## TASK OBJECTIVE
Take the material below and retype it in full; pictures are left out.
= = = = =
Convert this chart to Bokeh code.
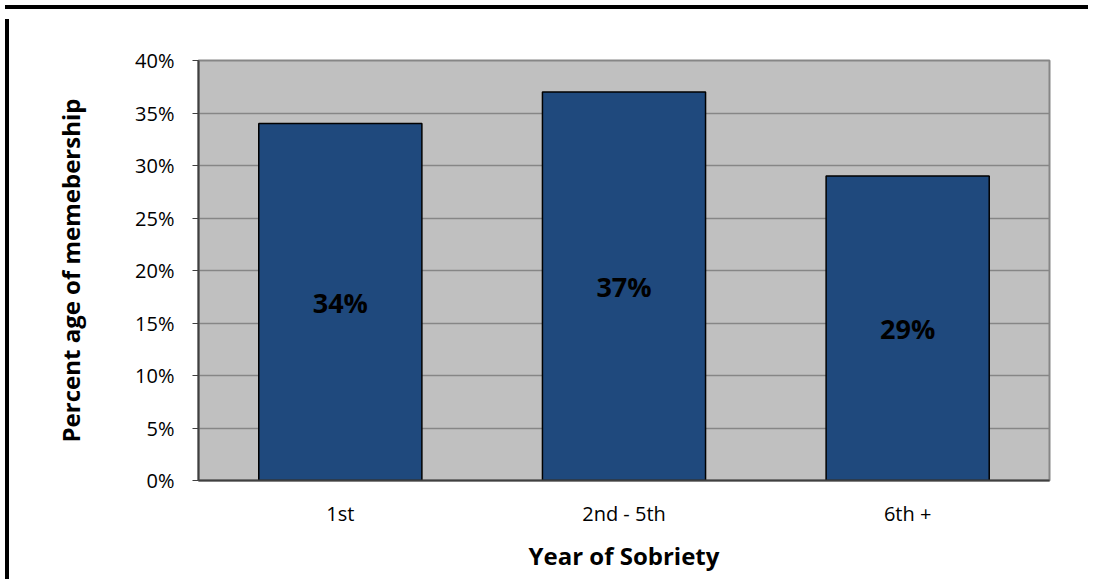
from bokeh.plotting import figure
from bokeh.models import ColumnDataSource, FixedTicker, Div
from bokeh.layouts import column, row
from bokeh.core.properties import value
from bokeh.embed import file_html
from bokeh.resources import INLINE

categories = ["1st", "2nd - 5th", "6th +"]
percent_values = [34, 37, 29]
bar_labels = ["34%", "37%", "29%"]
y_ticks = [0, 5, 10, 15, 20, 25, 30, 35, 40]
y_tick_labels = ["0%", "5%", "10%", "15%", "20%", "25%", "30%", "35%", "40%"]

src = ColumnDataSource(dict(
    cat=categories,
    val=percent_values,
    mid=[v / 2 for v in percent_values],
    lab=bar_labels,
))

FONT = "Open Sans"
W, H = 1079, 560

p = figure(x_range=categories, y_range=(0, 40), width=W, height=H,
           output_backend="svg", toolbar_location=None,
           min_border_left=184, min_border_top=46, min_border_right=44,
           min_border_bottom=93)
p.x_range.range_padding = 0
p.background_fill_color = "#C0C0C0"
p.border_fill_color = "white"
p.outline_line_color = "#868686"
p.outline_line_width = 2

p.vbar(x="cat", top="val", width=0.575, source=src,
       fill_color="#1F497D", line_color="black", line_width=1.5)
p.text(x="cat", y="mid", text="lab", source=src,
       text_align="center", text_baseline="middle",
       text_font=value(FONT), text_font_style="bold",
       text_font_size="27px", text_color="black")

p.xgrid.grid_line_color = None
p.ygrid.grid_line_color = "#868686"
p.ygrid.grid_line_width = 1.5
p.yaxis.ticker = FixedTicker(ticks=y_ticks)
p.yaxis.major_label_overrides = {t: l for t, l in zip(y_ticks, y_tick_labels)}

for ax in (p.xaxis[0], p.yaxis[0]):
    ax.axis_line_color = "#404040"
    ax.axis_line_width = 2
    ax.major_label_text_font = FONT
    ax.major_label_text_color = "black"
    ax.axis_label_text_font = FONT
    ax.axis_label_text_font_style = "bold"
    ax.axis_label_text_font_size = "24px"
    ax.axis_label_text_color = "black"
    ax.minor_tick_line_color = None

p.yaxis.major_label_text_font_size = "20px"
p.yaxis.major_tick_in = 0
p.yaxis.major_tick_out = 6
p.yaxis.major_tick_line_color = "#404040"
p.yaxis.major_label_standoff = 18
p.yaxis.axis_label = "Percent age of memebership"
p.yaxis.axis_label_standoff = 45

p.xaxis.major_label_text_font_size = "20px"
p.xaxis.major_tick_in = 0
p.xaxis.major_tick_out = 0
p.xaxis.major_label_standoff = 19
p.xaxis.axis_label = "Year of Sobriety"
p.xaxis.axis_label_standoff = 9

top_bar = Div(width=W + 4, height=4, styles={"background-color": "black"})
left_bar = Div(width=4, height=H, styles={"background-color": "black"})
layout = column(top_bar, row(left_bar, p, spacing=0), spacing=0)

open("out.html", "w").write(file_html(layout, INLINE))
= = = = =
## WRITTEN ANSWER
Convert this chart to Bokeh code.
from bokeh.plotting import figure
from bokeh.models import ColumnDataSource, FixedTicker, Div
from bokeh.layouts import column, row
from bokeh.core.properties import value
from bokeh.embed import file_html
from bokeh.resources import INLINE

categories = ["1st", "2nd - 5th", "6th +"]
percent_values = [34, 37, 29]
bar_labels = ["34%", "37%", "29%"]
y_ticks = [0, 5, 10, 15, 20, 25, 30, 35, 40]
y_tick_labels = ["0%", "5%", "10%", "15%", "20%", "25%", "30%", "35%", "40%"]

src = ColumnDataSource(dict(
    cat=categories,
    val=percent_values,
    mid=[v / 2 for v in percent_values],
    lab=bar_labels,
))

FONT = "Open Sans"
W, H = 1079, 560

p = figure(x_range=categories, y_range=(0, 40), width=W, height=H,
           output_backend="svg", toolbar_location=None,
           min_border_left=184, min_border_top=46, min_border_right=44,
           min_border_bottom=93)
p.x_range.range_padding = 0
p.background_fill_color = "#C0C0C0"
p.border_fill_color = "white"
p.outline_line_color = "#868686"
p.outline_line_width = 2

p.vbar(x="cat", top="val", width=0.575, source=src,
       fill_color="#1F497D", line_color="black", line_width=1.5)
p.text(x="cat", y="mid", text="lab", source=src,
       text_align="center", text_baseline="middle",
       text_font=value(FONT), text_font_style="bold",
       text_font_size="27px", text_color="black")

p.xgrid.grid_line_color = None
p.ygrid.grid_line_color = "#868686"
p.ygrid.grid_line_width = 1.5
p.yaxis.ticker = FixedTicker(ticks=y_ticks)
p.yaxis.major_label_overrides = {t: l for t, l in zip(y_ticks, y_tick_labels)}

for ax in (p.xaxis[0], p.yaxis[0]):
    ax.axis_line_color = "#404040"
    ax.axis_line_width = 2
    ax.major_label_text_font = FONT
    ax.major_label_text_color = "black"
    ax.axis_label_text_font = FONT
    ax.axis_label_text_font_style = "bold"
    ax.axis_label_text_font_size = "24px"
    ax.axis_label_text_color = "black"
    ax.minor_tick_line_color = None

p.yaxis.major_label_text_font_size = "20px"
p.yaxis.major_tick_in = 0
p.yaxis.major_tick_out = 6
p.yaxis.major_tick_line_color = "#404040"
p.yaxis.major_label_standoff = 18
p.yaxis.axis_label = "Percent age of memebership"
p.yaxis.axis_label_standoff = 45

p.xaxis.major_label_text_font_size = "20px"
p.xaxis.major_tick_in = 0
p.xaxis.major_tick_out = 0
p.xaxis.major_label_standoff = 19
p.xaxis.axis_label = "Year of Sobriety"
p.xaxis.axis_label_standoff = 9

top_bar = Div(width=W + 4, height=4, styles={"background-color": "black"})
left_bar = Div(width=4, height=H, styles={"background-color": "black"})
layout = column(top_bar, row(left_bar, p, spacing=0), spacing=0)

open("out.html", "w").write(file_html(layout, INLINE))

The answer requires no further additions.